Organised by the German Historical Institute London in co-operation with the German Historical Institute Washington and the German History Society, to be held in London.

This one-day workshop on the history of medieval Germany (broadly defined) will provide an opportunity for researchers in the field from the UK, continental Europe, and the USA to meet in a relaxed and friendly setting and to learn more about each other’s work. Proposals for short papers of 10–15 minutes are invited from researchers at all career stages with an interest in any aspect of the history of medieval Germany. Participants are encouraged to concentrate on presenting work in progress, highlighting research questions and approaches, and pointing to yet unresolved challenges of their projects.
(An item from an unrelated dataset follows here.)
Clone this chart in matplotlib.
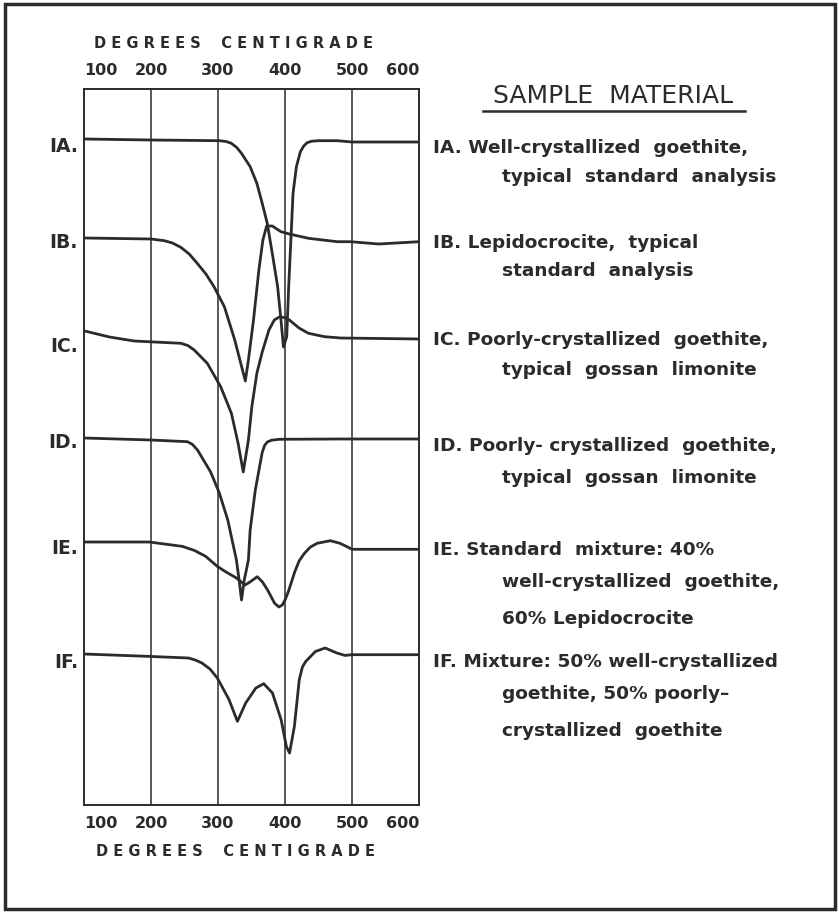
import matplotlib
matplotlib.use('Agg')
from matplotlib import pyplot as plt
from matplotlib.patches import Rectangle
from matplotlib.lines import Line2D

# temperature (deg C) and deflection for each DTA curve
temp_a = [100, 200, 302, 312, 320, 328, 335, 348, 358, 366, 373.5, 381, 389, 394, 397.7,
          402.6, 405.5, 409, 412, 417, 423, 428, 433, 440, 450, 478, 500, 600]
sig_a = [0, -1, -1.7, -2.5, -4.3, -8.5, -14.3, -27.7, -44.3, -64.3, -84.3, -114.3, -147.7,
         -181, -208, -197.7, -147.7, -97.7, -54.3, -27.7, -12.7, -7, -3.7, -2.2, -1.7, -1.7,
         -3, -3]

temp_b = [101, 200, 220, 232, 244.5, 257, 269, 282, 294, 309.5, 325, 334.6, 340.8, 345.4,
          353, 361, 367, 372.6, 381, 394, 406.5, 435, 478, 498, 540, 600]
sig_b = [0, -1, -2.7, -5, -9.3, -16, -25.3, -36, -48.7, -68.7, -102, -127, -143, -122,
         -82, -32, -2, 12, 12, 6.3, 4, -0.3, -3.7, -3.7, -6, -3.7]

temp_c = [101, 138, 175, 205, 244.5, 255, 264.5, 284, 304, 320, 330, 337.7, 345.4, 350.5,
          358, 366, 371.5, 376, 384, 391.5, 399, 406.5, 421, 435, 459, 483, 600]
sig_c = [0, -6, -10, -11, -12.3, -14.5, -19, -32.3, -55.7, -82.3, -112.3, -141, -109,
         -75.7, -42.3, -21, -9, 1, 11, 14, 13.5, 11, 3, -2.3, -5.7, -7, -8]

temp_d = [100, 200, 254.5, 262, 269.4, 289, 302, 314.6, 327.5, 331.5, 335.1, 339.2,
          345.4, 348, 355.7, 365.8, 369.5, 373.5, 380, 391.5, 478, 600]
sig_d = [0, -2, -3.7, -6.5, -12, -34, -55, -82, -122, -142, -162, -142,
         -122, -92, -52, -15, -7.5, -4, -2.2, -1.3, -1, -1]

temp_e = [100, 197.5, 247, 265, 281.7, 299, 312, 327.5, 340.4, 347.7, 358.6, 366.4, 374,
          384.5, 391, 396, 400, 404.8, 414.5, 421, 429, 438, 448, 467.6, 482, 492, 500, 600]
sig_e = [0, 0, -4.4, -8.5, -14.4, -24.4, -30, -36, -43, -40, -34.7, -40, -48,
         -61.3, -65, -63, -58, -50, -30, -19, -11.3, -5, -1.3, 1.3, -1.3, -4.5, -7.3, -7.3]

temp_f = [100, 197.5, 256, 266, 276, 288, 299, 316.5, 329, 341.3, 356.5, 368.3, 381.3,
          394.2, 402, 406.8, 414, 421.3, 426, 431, 445.5, 460, 477.4, 489.4, 500, 600]
sig_f = [0, -2.4, -4, -6, -9, -15, -24, -45.7, -67.4, -49, -34, -29.7, -39,
         -65.7, -92.4, -99, -72.4, -25.7, -13, -7.4, 2.6, 6, 1, -1.4, -0.7, -0.7]

curve_names = ['IA.', 'IB.', 'IC.', 'ID.', 'IE.', 'IF.']
descriptions = [
    ['IA. Well-crystallized  goethite,', 'typical  standard  analysis'],
    ['IB. Lepidocrocite,  typical', 'standard  analysis'],
    ['IC. Poorly-crystallized  goethite,', 'typical  gossan  limonite'],
    ['ID. Poorly- crystallized  goethite,', 'typical  gossan  limonite'],
    ['IE. Standard  mixture: 40%', 'well-crystallized  goethite,', '60% Lepidocrocite'],
    ['IF. Mixture: 50% well-crystallized', 'goethite, 50% poorly\u2013', 'crystallized  goethite'],
]
temp_ticks = [100, 200, 300, 400, 500, 600]
axis_title = 'D E G R E E S    C E N T I G R A D E'

curves = [(temp_a, sig_a), (temp_b, sig_b), (temp_c, sig_c),
          (temp_d, sig_d), (temp_e, sig_e), (temp_f, sig_f)]
offsets = [-50, -149, -242, -349, -453, -565]
label_y = [-58, -154, -258, -354, -459, -573]
desc_y = [[148, 177], [243, 271], [340, 370], [446, 478], [550, 582, 619], [662, 694, 731]]

W, H = 839, 914
ink = '#2b2b2b'
plt.rcParams['font.family'] = ['DejaVu Sans']

fig = plt.figure(figsize=(W / 100, H / 100), dpi=100)
ax = fig.add_axes([84 / W, 1 - 805 / H, (419 - 84) / W, (805 - 89) / H])
ax.set_xlim(100, 600)
ax.set_ylim(-716, 0)
ax.set_yticks([])
for x in temp_ticks[1:-1]:
    ax.axvline(x, color=ink, lw=1.1)
for s in ax.spines.values():
    s.set_color(ink)
    s.set_linewidth(1.4)

for (t, s), off in zip(curves, offsets):
    ax.plot(t, [off + v for v in s], color=ink, lw=2.0,
            solid_joinstyle='round', solid_capstyle='round')

ax.set_xticks(temp_ticks)
ax.set_xticklabels([str(v) for v in temp_ticks])
ax.tick_params(axis='x', length=0, top=True, labeltop=True, labelsize=11.5,
               colors=ink, pad=8)
for tick in ax.xaxis.get_major_ticks():
    tick.label1.set_fontweight('bold')
    tick.label2.set_fontweight('bold')
ax.xaxis.get_major_ticks()[0].label1.set_ha('left')
ax.xaxis.get_major_ticks()[0].label2.set_ha('left')
ax.xaxis.get_major_ticks()[-1].label1.set_ha('right')
ax.xaxis.get_major_ticks()[-1].label2.set_ha('right')

fig.text(233 / W, 1 - 43 / H, axis_title, ha='center', va='center',
         fontsize=10.5, fontweight='bold', color=ink)
fig.text(236 / W, 1 - 852 / H, axis_title, ha='center', va='center',
         fontsize=10.5, fontweight='bold', color=ink)

for name, ly in zip(curve_names, label_y):
    ax.text(91, ly, name, ha='right', va='center', fontsize=13.5,
            fontweight='bold', color=ink, clip_on=False)

fig.text(613 / W, 1 - 96 / H, 'SAMPLE  MATERIAL', ha='center', va='center',
         fontsize=18, color=ink)
fig.add_artist(Line2D([483 / W, 745 / W], [1 - 111 / H, 1 - 111 / H],
                      transform=fig.transFigure, color=ink, lw=1.8))

for lines, ys in zip(descriptions, desc_y):
    for i, (txt, y) in enumerate(zip(lines, ys)):
        x = 433 if i == 0 else 502
        fig.text(x / W, 1 - y / H, txt, ha='left', va='center',
                 fontsize=13.3, fontweight='bold', color=ink)

fig.add_artist(Rectangle((5 / W, 1 - 909 / H), 830 / W, 905 / H,
                         transform=fig.transFigure, fill=False,
                         edgecolor=ink, lw=2.5))

fig.savefig('out.png', dpi=100, facecolor='white')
Presentations will be followed by a discussion.

Attendance is free, which includes lunch, but costs for travel and accommodation cannot be reimbursed. Doctoral students from North America (USA and Canada) who wish to present at the workshop, however, can apply for two travel grants provided by the German Historical Institute Washington. Please express your interest in this grant in your application. Support for postgraduate and early career researchers from the United Kingdom and the Republic of Ireland is available on a competitive basis, subject to eligibility requirements: postgraduate members of the German History Society currently registered for a higher degree at a university in the United Kingdom or the Republic of Ireland, and those who have completed a PhD within two years of the deadline for application but who have no other institutional sources of funding may apply for up to £150 for travel and accommodation. Please see the GHS website for further information and application deadlines.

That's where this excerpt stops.